◆ PROBLEM REQUIREMENTS ◆
Please print the lines between the one with "Convert this chart" and the one with "Chart.register(...registerables);", both ends included, exactly as written, with no pictures.
## Begin RECORDS TO USE
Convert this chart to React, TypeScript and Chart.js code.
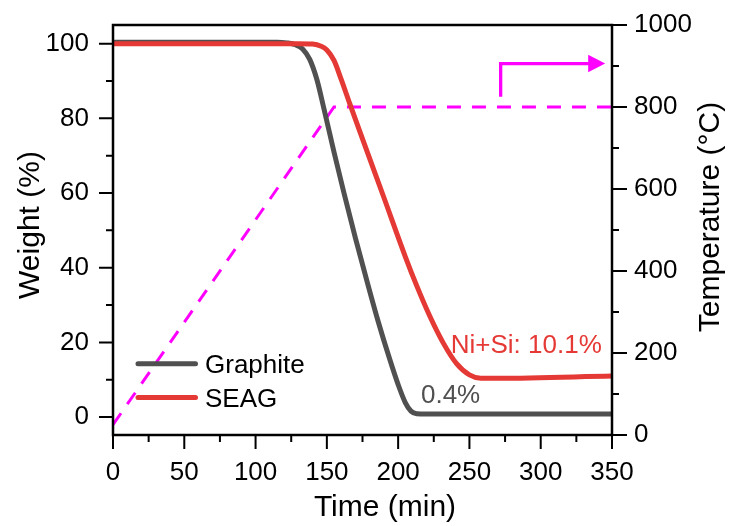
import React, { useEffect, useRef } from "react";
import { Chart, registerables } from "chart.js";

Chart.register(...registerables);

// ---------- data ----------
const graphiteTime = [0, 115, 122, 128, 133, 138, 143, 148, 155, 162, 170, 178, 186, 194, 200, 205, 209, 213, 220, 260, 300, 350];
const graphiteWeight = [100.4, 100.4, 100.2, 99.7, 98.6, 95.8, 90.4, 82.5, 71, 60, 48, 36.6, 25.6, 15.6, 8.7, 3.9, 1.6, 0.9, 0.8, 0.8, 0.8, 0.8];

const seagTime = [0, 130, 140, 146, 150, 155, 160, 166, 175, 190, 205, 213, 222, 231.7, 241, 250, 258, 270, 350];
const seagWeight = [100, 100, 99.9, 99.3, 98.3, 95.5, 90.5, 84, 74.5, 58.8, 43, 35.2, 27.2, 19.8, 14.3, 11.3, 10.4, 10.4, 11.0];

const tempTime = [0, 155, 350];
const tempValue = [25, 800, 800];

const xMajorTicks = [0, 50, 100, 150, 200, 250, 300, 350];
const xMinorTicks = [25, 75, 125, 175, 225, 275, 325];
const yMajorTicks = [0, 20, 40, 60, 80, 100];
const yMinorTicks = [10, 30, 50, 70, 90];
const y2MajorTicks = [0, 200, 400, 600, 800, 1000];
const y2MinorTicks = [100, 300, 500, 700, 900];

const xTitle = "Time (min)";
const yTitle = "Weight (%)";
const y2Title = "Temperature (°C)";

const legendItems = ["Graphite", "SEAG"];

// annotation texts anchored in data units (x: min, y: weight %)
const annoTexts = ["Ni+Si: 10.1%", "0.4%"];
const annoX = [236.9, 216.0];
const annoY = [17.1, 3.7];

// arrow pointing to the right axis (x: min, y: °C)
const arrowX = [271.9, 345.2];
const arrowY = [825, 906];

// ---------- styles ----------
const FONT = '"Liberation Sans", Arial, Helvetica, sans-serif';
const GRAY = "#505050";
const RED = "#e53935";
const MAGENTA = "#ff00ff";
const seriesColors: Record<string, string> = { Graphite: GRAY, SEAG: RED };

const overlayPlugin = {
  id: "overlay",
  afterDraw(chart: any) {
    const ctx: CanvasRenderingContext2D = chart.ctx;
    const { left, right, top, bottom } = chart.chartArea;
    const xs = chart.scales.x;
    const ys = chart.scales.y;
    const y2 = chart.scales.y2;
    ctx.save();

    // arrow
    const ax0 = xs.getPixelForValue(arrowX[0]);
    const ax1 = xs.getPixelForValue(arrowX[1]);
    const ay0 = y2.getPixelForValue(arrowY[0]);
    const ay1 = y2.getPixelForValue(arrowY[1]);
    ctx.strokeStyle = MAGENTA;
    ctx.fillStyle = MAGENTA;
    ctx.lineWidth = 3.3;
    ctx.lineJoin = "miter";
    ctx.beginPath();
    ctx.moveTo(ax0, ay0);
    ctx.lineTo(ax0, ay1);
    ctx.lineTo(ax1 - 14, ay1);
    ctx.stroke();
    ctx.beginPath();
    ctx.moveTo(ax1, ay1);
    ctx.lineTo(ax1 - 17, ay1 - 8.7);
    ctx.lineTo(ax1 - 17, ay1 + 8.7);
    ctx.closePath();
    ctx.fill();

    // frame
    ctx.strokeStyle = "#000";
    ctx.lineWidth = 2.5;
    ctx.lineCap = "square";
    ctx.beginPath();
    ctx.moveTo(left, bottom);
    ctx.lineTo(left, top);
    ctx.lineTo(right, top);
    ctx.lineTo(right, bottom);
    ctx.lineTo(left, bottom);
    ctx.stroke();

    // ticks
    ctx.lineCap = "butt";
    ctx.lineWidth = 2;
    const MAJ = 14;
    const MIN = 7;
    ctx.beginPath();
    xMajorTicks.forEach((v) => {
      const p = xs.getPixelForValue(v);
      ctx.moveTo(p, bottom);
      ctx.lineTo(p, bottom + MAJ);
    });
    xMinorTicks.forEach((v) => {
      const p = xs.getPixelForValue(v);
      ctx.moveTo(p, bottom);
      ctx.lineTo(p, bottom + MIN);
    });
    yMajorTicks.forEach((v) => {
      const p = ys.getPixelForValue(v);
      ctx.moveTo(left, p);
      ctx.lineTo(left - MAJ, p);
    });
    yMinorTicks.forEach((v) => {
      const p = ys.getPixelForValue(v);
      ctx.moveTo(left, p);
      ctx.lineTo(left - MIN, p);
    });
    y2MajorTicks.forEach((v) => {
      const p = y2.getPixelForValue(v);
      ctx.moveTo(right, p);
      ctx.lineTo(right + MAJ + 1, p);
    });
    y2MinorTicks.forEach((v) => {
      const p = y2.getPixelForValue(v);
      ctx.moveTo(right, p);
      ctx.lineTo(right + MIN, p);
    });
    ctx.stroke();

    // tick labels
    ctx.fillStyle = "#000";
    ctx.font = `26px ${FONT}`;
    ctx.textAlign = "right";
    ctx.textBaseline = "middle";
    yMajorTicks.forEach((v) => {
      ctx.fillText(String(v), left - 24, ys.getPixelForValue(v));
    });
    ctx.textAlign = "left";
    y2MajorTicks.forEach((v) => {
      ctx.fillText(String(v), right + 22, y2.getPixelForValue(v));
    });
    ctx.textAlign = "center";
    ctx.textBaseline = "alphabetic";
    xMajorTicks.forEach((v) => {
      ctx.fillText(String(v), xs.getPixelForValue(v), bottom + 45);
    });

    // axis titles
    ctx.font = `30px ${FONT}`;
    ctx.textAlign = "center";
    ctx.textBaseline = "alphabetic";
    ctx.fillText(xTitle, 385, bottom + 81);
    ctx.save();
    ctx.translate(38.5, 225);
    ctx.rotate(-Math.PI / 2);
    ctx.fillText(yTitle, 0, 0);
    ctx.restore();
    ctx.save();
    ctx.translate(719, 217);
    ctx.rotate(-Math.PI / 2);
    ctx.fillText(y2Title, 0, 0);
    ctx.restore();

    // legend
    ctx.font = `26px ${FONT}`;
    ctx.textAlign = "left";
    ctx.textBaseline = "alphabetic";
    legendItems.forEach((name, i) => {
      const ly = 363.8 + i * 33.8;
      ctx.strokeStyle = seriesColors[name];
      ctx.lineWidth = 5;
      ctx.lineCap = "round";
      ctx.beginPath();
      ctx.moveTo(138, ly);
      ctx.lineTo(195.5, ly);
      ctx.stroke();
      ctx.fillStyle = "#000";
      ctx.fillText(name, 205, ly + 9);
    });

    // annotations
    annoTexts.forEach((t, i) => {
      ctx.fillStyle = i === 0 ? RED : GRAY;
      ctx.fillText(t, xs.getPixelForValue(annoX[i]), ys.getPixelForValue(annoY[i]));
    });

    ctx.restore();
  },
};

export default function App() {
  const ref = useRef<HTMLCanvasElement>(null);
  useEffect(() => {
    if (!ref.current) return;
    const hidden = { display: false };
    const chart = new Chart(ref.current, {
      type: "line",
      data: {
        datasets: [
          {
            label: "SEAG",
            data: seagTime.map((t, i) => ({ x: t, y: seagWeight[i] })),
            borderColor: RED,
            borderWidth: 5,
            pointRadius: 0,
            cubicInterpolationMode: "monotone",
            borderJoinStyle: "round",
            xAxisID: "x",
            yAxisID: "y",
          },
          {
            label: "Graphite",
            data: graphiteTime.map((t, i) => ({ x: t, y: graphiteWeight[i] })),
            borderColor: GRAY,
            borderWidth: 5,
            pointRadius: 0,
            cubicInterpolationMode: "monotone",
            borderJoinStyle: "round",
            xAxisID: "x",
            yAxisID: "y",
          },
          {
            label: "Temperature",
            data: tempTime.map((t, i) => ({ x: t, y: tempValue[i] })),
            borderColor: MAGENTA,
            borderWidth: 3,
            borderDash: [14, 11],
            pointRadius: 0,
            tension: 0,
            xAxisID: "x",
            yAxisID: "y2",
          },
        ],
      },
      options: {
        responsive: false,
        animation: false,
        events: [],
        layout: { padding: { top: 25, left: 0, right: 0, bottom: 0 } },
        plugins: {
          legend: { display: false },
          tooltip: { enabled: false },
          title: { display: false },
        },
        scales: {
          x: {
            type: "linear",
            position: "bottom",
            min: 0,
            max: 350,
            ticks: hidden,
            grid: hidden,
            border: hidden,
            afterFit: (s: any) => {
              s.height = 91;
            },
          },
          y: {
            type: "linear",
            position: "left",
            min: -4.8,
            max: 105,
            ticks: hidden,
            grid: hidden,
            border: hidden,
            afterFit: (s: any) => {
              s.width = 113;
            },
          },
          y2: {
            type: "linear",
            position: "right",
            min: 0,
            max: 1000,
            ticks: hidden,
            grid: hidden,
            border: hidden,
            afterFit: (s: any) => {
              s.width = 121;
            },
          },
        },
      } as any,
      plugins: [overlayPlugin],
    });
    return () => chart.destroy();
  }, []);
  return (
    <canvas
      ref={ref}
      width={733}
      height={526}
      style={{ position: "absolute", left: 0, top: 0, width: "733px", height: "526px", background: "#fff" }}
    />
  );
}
## End RECORDS TO USE
## Begin RECORDS TO USE
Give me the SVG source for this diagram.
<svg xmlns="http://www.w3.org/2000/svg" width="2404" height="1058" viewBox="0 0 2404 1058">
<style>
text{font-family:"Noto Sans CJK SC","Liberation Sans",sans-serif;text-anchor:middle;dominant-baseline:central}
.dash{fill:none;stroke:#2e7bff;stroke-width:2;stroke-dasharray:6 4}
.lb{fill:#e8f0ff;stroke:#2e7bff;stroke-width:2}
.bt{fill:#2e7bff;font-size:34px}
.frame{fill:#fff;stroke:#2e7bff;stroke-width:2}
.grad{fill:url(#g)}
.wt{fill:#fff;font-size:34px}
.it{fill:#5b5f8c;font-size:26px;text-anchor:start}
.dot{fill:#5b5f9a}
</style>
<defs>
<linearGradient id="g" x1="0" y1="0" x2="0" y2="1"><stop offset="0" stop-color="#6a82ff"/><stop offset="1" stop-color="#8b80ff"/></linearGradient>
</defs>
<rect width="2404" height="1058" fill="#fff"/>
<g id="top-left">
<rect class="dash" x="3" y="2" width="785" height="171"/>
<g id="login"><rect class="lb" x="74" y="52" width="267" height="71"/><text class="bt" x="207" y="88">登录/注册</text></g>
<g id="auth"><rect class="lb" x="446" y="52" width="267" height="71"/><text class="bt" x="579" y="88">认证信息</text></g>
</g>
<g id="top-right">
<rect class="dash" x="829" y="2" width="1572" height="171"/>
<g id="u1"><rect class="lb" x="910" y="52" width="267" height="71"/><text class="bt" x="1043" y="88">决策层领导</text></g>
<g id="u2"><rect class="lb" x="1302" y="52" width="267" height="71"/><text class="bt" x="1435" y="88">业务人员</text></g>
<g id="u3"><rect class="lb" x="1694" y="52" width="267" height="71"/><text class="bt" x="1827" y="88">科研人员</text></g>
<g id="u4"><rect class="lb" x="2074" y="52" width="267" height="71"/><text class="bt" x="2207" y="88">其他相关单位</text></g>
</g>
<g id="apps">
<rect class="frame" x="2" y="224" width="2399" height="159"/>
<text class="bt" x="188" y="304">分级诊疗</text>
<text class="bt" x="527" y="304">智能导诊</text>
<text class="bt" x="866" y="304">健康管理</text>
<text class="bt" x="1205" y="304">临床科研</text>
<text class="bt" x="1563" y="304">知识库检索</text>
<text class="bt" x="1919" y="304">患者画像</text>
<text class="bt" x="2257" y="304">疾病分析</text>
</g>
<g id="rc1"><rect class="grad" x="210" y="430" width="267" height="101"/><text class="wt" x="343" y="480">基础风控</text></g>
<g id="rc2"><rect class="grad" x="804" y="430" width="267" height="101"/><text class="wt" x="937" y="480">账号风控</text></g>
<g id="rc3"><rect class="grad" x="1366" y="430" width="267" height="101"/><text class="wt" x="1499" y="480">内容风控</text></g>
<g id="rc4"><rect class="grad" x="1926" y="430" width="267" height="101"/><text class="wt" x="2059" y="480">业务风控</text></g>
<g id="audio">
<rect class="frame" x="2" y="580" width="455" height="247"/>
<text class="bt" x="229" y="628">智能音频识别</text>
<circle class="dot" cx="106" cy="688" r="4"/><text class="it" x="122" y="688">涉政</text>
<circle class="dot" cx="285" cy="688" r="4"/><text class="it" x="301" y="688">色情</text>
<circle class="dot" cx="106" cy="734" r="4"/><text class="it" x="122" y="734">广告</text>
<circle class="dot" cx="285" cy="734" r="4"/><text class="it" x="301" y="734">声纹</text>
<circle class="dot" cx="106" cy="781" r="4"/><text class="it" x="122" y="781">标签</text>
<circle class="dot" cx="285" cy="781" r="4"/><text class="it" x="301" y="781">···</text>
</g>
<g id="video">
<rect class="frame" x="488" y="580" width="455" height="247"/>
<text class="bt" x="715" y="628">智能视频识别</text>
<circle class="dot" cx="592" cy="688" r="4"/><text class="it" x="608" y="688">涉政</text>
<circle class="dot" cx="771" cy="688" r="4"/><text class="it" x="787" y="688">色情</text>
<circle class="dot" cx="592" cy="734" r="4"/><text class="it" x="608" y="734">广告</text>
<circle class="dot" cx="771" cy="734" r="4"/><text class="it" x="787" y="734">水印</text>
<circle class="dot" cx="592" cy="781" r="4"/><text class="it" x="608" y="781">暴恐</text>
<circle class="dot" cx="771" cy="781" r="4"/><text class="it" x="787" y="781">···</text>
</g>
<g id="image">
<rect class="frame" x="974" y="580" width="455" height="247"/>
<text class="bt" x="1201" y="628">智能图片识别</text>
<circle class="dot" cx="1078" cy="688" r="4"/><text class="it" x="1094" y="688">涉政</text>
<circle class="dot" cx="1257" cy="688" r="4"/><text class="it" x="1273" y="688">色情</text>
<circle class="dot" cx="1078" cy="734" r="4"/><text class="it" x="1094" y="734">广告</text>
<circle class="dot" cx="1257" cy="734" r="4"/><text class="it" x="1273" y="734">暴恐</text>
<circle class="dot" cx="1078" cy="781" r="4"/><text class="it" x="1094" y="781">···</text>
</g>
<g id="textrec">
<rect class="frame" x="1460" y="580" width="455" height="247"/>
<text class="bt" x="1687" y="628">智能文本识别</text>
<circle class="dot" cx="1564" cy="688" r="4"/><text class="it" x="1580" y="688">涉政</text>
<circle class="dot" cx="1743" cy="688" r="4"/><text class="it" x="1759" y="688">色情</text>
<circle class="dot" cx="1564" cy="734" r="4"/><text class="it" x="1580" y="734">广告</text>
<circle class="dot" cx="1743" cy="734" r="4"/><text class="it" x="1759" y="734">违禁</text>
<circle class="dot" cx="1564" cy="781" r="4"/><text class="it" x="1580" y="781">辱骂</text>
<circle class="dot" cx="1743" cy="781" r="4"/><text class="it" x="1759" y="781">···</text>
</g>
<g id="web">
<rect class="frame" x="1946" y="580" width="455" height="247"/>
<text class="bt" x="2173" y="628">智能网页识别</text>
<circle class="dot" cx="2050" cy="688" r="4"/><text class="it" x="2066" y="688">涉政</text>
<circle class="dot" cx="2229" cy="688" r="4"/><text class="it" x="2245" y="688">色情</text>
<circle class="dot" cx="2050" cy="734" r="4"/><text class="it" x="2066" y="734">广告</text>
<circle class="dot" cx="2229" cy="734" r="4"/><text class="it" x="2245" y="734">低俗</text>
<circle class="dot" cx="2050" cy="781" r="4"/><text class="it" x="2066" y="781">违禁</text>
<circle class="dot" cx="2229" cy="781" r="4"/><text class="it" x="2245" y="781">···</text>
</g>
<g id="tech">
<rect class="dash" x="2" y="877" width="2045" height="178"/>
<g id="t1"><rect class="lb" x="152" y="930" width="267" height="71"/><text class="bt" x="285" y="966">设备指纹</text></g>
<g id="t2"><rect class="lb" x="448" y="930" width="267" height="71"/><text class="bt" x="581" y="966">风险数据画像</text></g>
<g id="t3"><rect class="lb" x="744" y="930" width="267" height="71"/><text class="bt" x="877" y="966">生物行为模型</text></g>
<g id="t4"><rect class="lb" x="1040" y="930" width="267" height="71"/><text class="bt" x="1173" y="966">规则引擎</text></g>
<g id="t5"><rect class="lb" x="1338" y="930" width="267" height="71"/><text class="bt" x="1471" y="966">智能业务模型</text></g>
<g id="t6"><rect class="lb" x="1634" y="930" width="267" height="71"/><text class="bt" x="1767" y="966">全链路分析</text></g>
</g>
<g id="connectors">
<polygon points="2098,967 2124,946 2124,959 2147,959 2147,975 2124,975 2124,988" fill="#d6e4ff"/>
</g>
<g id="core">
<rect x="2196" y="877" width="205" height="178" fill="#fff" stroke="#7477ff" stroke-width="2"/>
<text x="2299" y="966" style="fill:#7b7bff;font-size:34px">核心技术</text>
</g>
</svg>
## End RECORDS TO USE
◆ FINISHED TASK ◆
Convert this chart to React, TypeScript and Chart.js code.
import React, { useEffect, useRef } from "react";
import { Chart, registerables } from "chart.js";

Chart.register(...registerables);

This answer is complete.